Test for G7 leaders will be holding tech firms accountable
G7 leaders are calling on tech companies to embed stronger child safety protections across digital products and AI systems.

G7 leaders have issued a joint call for a safer digital environment for children, urging tech companies to embed stronger protections across digital products and services, including AI systems.
In a statement also supported by Brazil, Egypt, India, Kenya, and South Korea, leaders called for tech companies to be held accountable for effectively assessing and mitigating risks to children upstream and deliver a high level of privacy and safety for children.

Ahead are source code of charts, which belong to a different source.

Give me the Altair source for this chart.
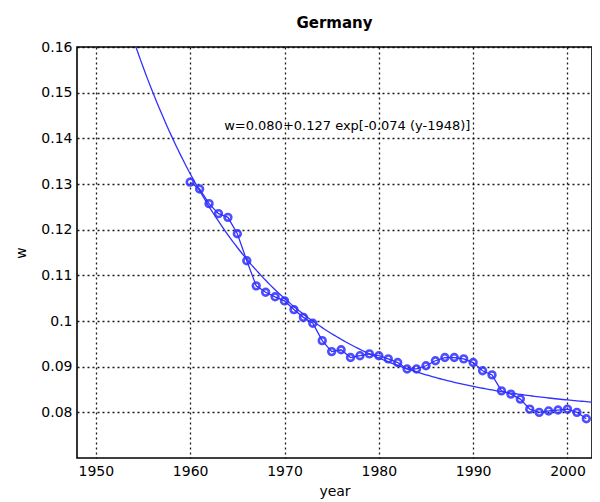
import altair as alt
import numpy as np
import pandas as pd

# ---- data ----
years = list(range(1960, 2003))
w_values = [0.1304, 0.1289, 0.1257, 0.1235, 0.1227, 0.1191, 0.1132, 0.1077, 0.1063, 0.1053,
            0.1044, 0.1025, 0.1008, 0.0995, 0.0957, 0.0933, 0.0937, 0.0920, 0.0924, 0.0928,
            0.0924, 0.0917, 0.0909, 0.0895, 0.0895, 0.0902, 0.0913, 0.0920, 0.0920, 0.0917,
            0.0909, 0.0891, 0.0882, 0.0847, 0.0840, 0.0829, 0.0807, 0.0800, 0.0803, 0.0805,
            0.0807, 0.0800, 0.0786]

# fit printed on the chart: w = a + b exp[-c (y - y0)]
fit_a, fit_b, fit_c, fit_y0 = 0.080, 0.127, 0.074, 1948
fit_years = list(np.arange(1948, 2003.001, 0.25))

x_ticks = [1950, 1960, 1970, 1980, 1990, 2000]
y_ticks = [0.08, 0.09, 0.10, 0.11, 0.12, 0.13, 0.14, 0.15, 0.16]
title_text = "Germany"
x_label = "year"
y_label = "w"
annotation_text = ["w=0.080+0.127 exp[-0.074 (y-1948)]"]
annotation_x = [1963.6]
annotation_y = [0.1428]

df = pd.DataFrame({"year": years, "w": w_values})
fit_df = pd.DataFrame({"year": fit_years,
                       "w": [fit_a + fit_b * np.exp(-fit_c * (y - fit_y0)) for y in fit_years]})
ann_df = pd.DataFrame({"year": annotation_x, "w": annotation_y, "t": annotation_text})

blue = "#3030ff"
font = "DejaVu Sans"
xscale = alt.Scale(domain=[1948, 2002.6], nice=False, zero=False)
yscale = alt.Scale(domain=[0.07, 0.16], nice=False, zero=False)

xaxis = alt.Axis(values=x_ticks, format="d", title=x_label, grid=True, ticks=False,
                 domain=False, labelPadding=6, titlePadding=6)
yaxis = alt.Axis(values=y_ticks, format=".2~f", title=y_label, grid=True, ticks=False,
                 domain=False, labelPadding=5, titlePadding=12)

base_x = alt.X("year:Q", scale=xscale, axis=xaxis)
base_y = alt.Y("w:Q", scale=yscale, axis=yaxis)

fit = alt.Chart(fit_df).mark_line(color=blue, strokeWidth=1.3, clip=True).encode(
    x=base_x, y=base_y)
line = alt.Chart(df).mark_line(color=blue, strokeWidth=1.3, clip=True).encode(
    x="year:Q", y="w:Q")
pts = alt.Chart(df).mark_point(color=blue, filled=False, size=46, strokeWidth=2.6,
                               opacity=0.85, clip=True).encode(x="year:Q", y="w:Q")
ann = alt.Chart(ann_df).mark_text(align="left", baseline="middle", font=font,
                                  fontSize=13, color="black").encode(
    x="year:Q", y="w:Q", text="t:N")

chart = alt.layer(fit, line, pts, ann).properties(
    width=515, height=411,
    title=alt.TitleParams(title_text, font=font, fontSize=15, fontWeight="bold",
                          color="black", offset=9),
    autosize=alt.AutoSizeParams(type="none"),
    padding={"left": 69, "top": 39, "right": 0, "bottom": 44},
).configure_view(stroke="black", strokeWidth=1.6).configure_axis(
    labelFont=font, labelFontSize=14, labelColor="black",
    titleFont=font, titleFontSize=14, titleFontWeight="normal", titleColor="black",
    gridColor="black", gridDash=[2, 3], gridWidth=1.3, gridOpacity=0.9,
)

chart.save("out.html", embed_options={"renderer": "svg", "actions": False})
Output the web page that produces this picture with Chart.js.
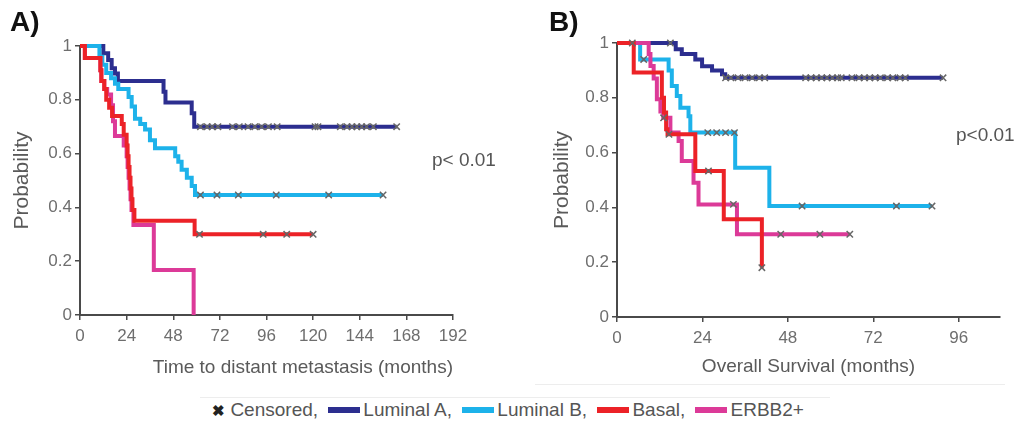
<!DOCTYPE html>
<html>
<head>
<meta charset="utf-8">
<script src="https://cdn.jsdelivr.net/npm/chart.js@4.4.1/dist/chart.umd.min.js"></script>
<style>
body { margin: 0; background: #fff; width: 1016px; height: 434px; overflow: hidden; position: relative; font-family: "Liberation Sans", Arial, sans-serif; }
.wrap { position: absolute; top: 0; }
.lbl { position: absolute; font-weight: bold; font-size: 28px; line-height: 1; color: #111; }
.pval { position: absolute; font-size: 19px; line-height: 1; color: #555; white-space: nowrap; }
#legend { position: absolute; top: 400px; left: 0; width: 1016px; text-align: center; font-size: 19px; line-height: 1; color: #555; white-space: nowrap; }
#legend .x { color: #222; font-weight: bold; font-size: 15px; }
.sw { display: inline-block; width: 32px; height: 6px; vertical-align: middle; margin: 0 3px 0 5px; position: relative; top: -1px; }
.faint { position: absolute; height: 1px; background: #ededed; }
</style>
</head>
<body>
<div class="wrap" style="left:0"><canvas id="chartA" width="520" height="390"></canvas></div>
<div class="wrap" style="left:520px"><canvas id="chartB" width="496" height="390"></canvas></div>
<div class="faint" style="left:535px;width:470px;top:384px"></div>
<div class="faint" style="left:200px;width:630px;top:397px"></div>
<div class="lbl" style="left:10px;top:8px">A)</div>
<div class="lbl" style="left:549px;top:8px">B)</div>
<div class="pval" style="left:432px;top:150px">p&lt; 0.01</div>
<div class="pval" style="left:956px;top:125px">p&lt;0.01</div>
<div id="legend"></div>
<script>
// colours of the four subtypes
const groupNames = ["Luminal A", "Luminal B", "Basal", "ERBB2+"];
const groupColors = ["#2c2e8f", "#1db2ea", "#ec2227", "#dc3a98"];

// ---- panel A: time to distant metastasis (months) ----
const aLumATime = [0, 12, 14.5, 16.3, 18, 19.5, 43, 44, 57.5, 58.8, 163];
const aLumAProb = [1, 0.973, 0.948, 0.917, 0.898, 0.87, 0.83, 0.79, 0.75, 0.70, 0.70];
const aLumACens = [62, 65.5, 68, 71, 78.5, 82, 86.5, 90, 93.5, 97, 101.5, 121, 122.5, 134, 137.5, 140, 142.5, 145, 147.5, 151, 163];

const aLumBTime = [0, 10, 11.5, 13.5, 16, 18, 19.7, 25, 26.6, 28.3, 31, 33.5, 36, 38.6, 49, 50.6, 52.3, 55, 57.5, 59.2, 156];
const aLumBProb = [1, 0.96, 0.93, 0.90, 0.88, 0.86, 0.84, 0.81, 0.775, 0.73, 0.71, 0.69, 0.65, 0.62, 0.59, 0.57, 0.54, 0.51, 0.48, 0.446, 0.446];
const aLumBCens = [62, 70.5, 81.5, 101, 128, 156];

const aBasalTime = [0, 2.5, 10.5, 11, 12.5, 13.5, 15, 16.5, 21.5, 22.5, 24, 24.5, 25, 25.5, 26, 26.5, 27, 28, 59, 120];
const aBasalProb = [1, 0.955, 0.91, 0.87, 0.84, 0.80, 0.77, 0.74, 0.71, 0.67, 0.63, 0.59, 0.55, 0.51, 0.47, 0.43, 0.39, 0.35, 0.30, 0.30];
const aBasalCens = [61.5, 94.3, 106.4, 120];

const aErbbTime = [0, 2.5, 10.5, 11, 12.5, 14, 16, 17, 18, 22.5, 24, 24.5, 25, 25.5, 26, 26.5, 27.5, 38, 58.5];
const aErbbProb = [1, 0.955, 0.91, 0.87, 0.84, 0.82, 0.78, 0.72, 0.665, 0.63, 0.59, 0.55, 0.51, 0.47, 0.43, 0.39, 0.335, 0.167, 0];
const aErbbCens = [];

// ---- panel B: overall survival (months) ----
const bLumATime = [0, 16.5, 18.2, 22, 23.9, 26.7, 29.5, 30.4, 91.6];
const bLumAProb = [1, 0.977, 0.96, 0.94, 0.915, 0.90, 0.886, 0.873, 0.873];
const bLumACens = [4.3, 15, 30.5, 32, 34, 36, 38, 40, 41.5, 53, 54.5, 56, 57.5, 59, 60.5, 62, 63, 66, 68, 69.5, 71, 72.5, 74, 76, 77.5, 79.5, 81, 91.6];

const bLumBTime = [0, 6.5, 14.5, 15.4, 16.8, 17.8, 20.1, 20.6, 33.2, 42.8, 88.5];
const bLumBProb = [1, 0.94, 0.90, 0.843, 0.807, 0.764, 0.733, 0.673, 0.545, 0.405, 0.405];
const bLumBCens = [7.5, 25.5, 28, 30.5, 33, 52, 78.5, 88.5];

const bBasalTime = [0, 4.7, 12.6, 13.2, 13.8, 14.2, 22, 30, 40.7];
const bBasalProb = [1, 0.892, 0.80, 0.746, 0.685, 0.667, 0.533, 0.357, 0.18];
const bBasalCens = [14.6, 25.7, 40.7];

const bErbbTime = [0, 8.9, 9.4, 10.3, 11.2, 12.2, 13, 15, 17.3, 18.2, 21.5, 22.9, 33.7, 65.4];
const bErbbProb = [1, 0.96, 0.916, 0.87, 0.795, 0.75, 0.727, 0.673, 0.642, 0.569, 0.49, 0.411, 0.302, 0.302];
const bErbbCens = [13.1, 32.7, 46, 57, 65.4];

const fam = '"Liberation Sans", Arial, sans-serif';
const tickCol = '#6e6e6e';
const axisCol = '#4a4a4a';
const titleCol = '#5a5a5a';

// survival value of a step curve at time t
function survAt(times, probs, t) {
    var p = probs[0];
    for (var i = 0; i < times.length; i++) { if (times[i] <= t) p = probs[i]; }
    return p;
}

function makePanel(id, groups, xMax, xTitle, cfg) {
    var datasets = [];
    var cens = [];
    groups.forEach(g => g[2].forEach(t => cens.push({x: t, y: survAt(g[0], g[1], t)})));
    // censored marks on top
    datasets.push({
        type: 'scatter', label: 'Censored', data: cens, order: 0, clip: false,
        pointStyle: 'crossRot', pointRadius: 4.5, borderColor: '#666', borderWidth: 1.5, backgroundColor: '#666'
    });
    // draw order: Basal over ERBB2+ over Luminal B over Luminal A
    var drawOrder = [4, 3, 1, 2];
    groups.forEach((g, i) => {
        datasets.push({
            type: 'line', label: groupNames[i], order: drawOrder[i], clip: false,
            data: g[0].map((t, k) => ({x: t, y: g[1][k]})),
            stepped: 'before', borderColor: groupColors[i], borderWidth: 4,
            pointRadius: 0, fill: false, borderCapStyle: 'butt', borderJoinStyle: 'miter'
        });
    });

    new Chart(id, {
        data: {datasets: datasets},
        options: {
            responsive: false,
            animation: false,
            layout: {padding: cfg.padding},
            plugins: {legend: {display: false}, tooltip: {enabled: false}},
            scales: {
                x: {
                    type: 'linear', min: 0, max: xMax,
                    ticks: {stepSize: 24, includeBounds: false, color: tickCol, font: {size: 17, family: fam}, padding: 6, maxRotation: 0},
                    grid: {drawOnChartArea: false, drawTicks: true, tickLength: 5, color: axisCol, lineWidth: 1.5},
                    border: {display: true, color: axisCol, width: 2},
                    title: {display: true, text: xTitle, color: titleCol, font: {size: 19, family: fam}, align: cfg.xAlign, padding: {top: 0, bottom: cfg.xTitlePad}},
                    afterFit: s => { s.height = 70; }
                },
                y: {
                    type: 'linear', min: 0, max: 1,
                    ticks: {stepSize: 0.2, color: tickCol, font: {size: 17, family: fam}, padding: 3,
                        callback: v => (v === 0 || v === 1) ? String(v) : v.toFixed(1)},
                    grid: {drawOnChartArea: false, drawTicks: true, tickLength: 5, color: axisCol, lineWidth: 1.5},
                    border: {display: true, color: axisCol, width: 2},
                    title: {display: true, text: 'Probability', color: titleCol, font: {size: 21, family: fam}, padding: {top: cfg.yTitlePad, bottom: 0}},
                    afterFit: s => { s.width = 80; }
                }
            }
        }
    });
}

makePanel('chartA', [
    [aLumATime, aLumAProb, aLumACens],
    [aLumBTime, aLumBProb, aLumBCens],
    [aBasalTime, aBasalProb, aBasalCens],
    [aErbbTime, aErbbProb, aErbbCens]
], 192, 'Time to distant metastasis (months)',
    {padding: {left: 0, right: 67, top: 46, bottom: 5}, xAlign: 'end', xTitlePad: 5.5, yTitlePad: 9.5});

makePanel('chartB', [
    [bLumATime, bLumAProb, bLumACens],
    [bLumBTime, bLumBProb, bLumBCens],
    [bBasalTime, bBasalProb, bBasalCens],
    [bErbbTime, bErbbProb, bErbbCens]
], 107.6, 'Overall Survival (months)',
    {padding: {left: 17, right: 16, top: 43, bottom: 3}, xAlign: 'center', xTitlePad: 9, yTitlePad: 12.5});

// shared legend under both panels
var html = '<span class="x">&#x2716;</span> Censored,';
groupNames.forEach((n, i) => {
    html += ' <span class="sw" style="background:' + groupColors[i] + '"></span>' + n + (i < groupNames.length - 1 ? ',' : '');
});
document.getElementById('legend').innerHTML = html;
</script>
</body>
</html>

Building on the international best practices that have emerged across all continents for the implementation of children’s rights in the digital world, the declaration reaffirms that digital products and services must be designed with children’s safety, privacy and wellbeing in mind from the outset. This means no longer shifting responsibility onto children and parents to navigate risks deliberately embedded by tech companies to maximise profit at children’s expense.
Yet, the declaration’s insistence on measures such as digital literacy, parental controls, and downstream content removal shows the fingerprints of an industry that has long preferred to avoid accountability rather than redesign the products causing harm.
Leanda Barrington-Leach, Executive Director of 5Rights Foundation said,
“We welcome the joint call by G7 leaders for tech – including AI – to be safe and age-appropriate by design and default. The test of this commitment will be in its implementation and enforcement, and it is therefore concerning that tech CEOs were today invited to a cosy lunch to discuss both economic growth and child safety when their current business model depends on exploiting children.
“Governments must finally end this unholy alliance, step up, and hold tech companies accountable. It is their obligation to put children before profits and demand that all digital products and services likely to be used by or to impact kids are certified safe before they reach the market.”
The G7 statement reflects the international consensus that children hold the same rights online as offline. The real challenge now is ensuring governments move beyond commitments and translate international best practices into effective regulation and enforcement.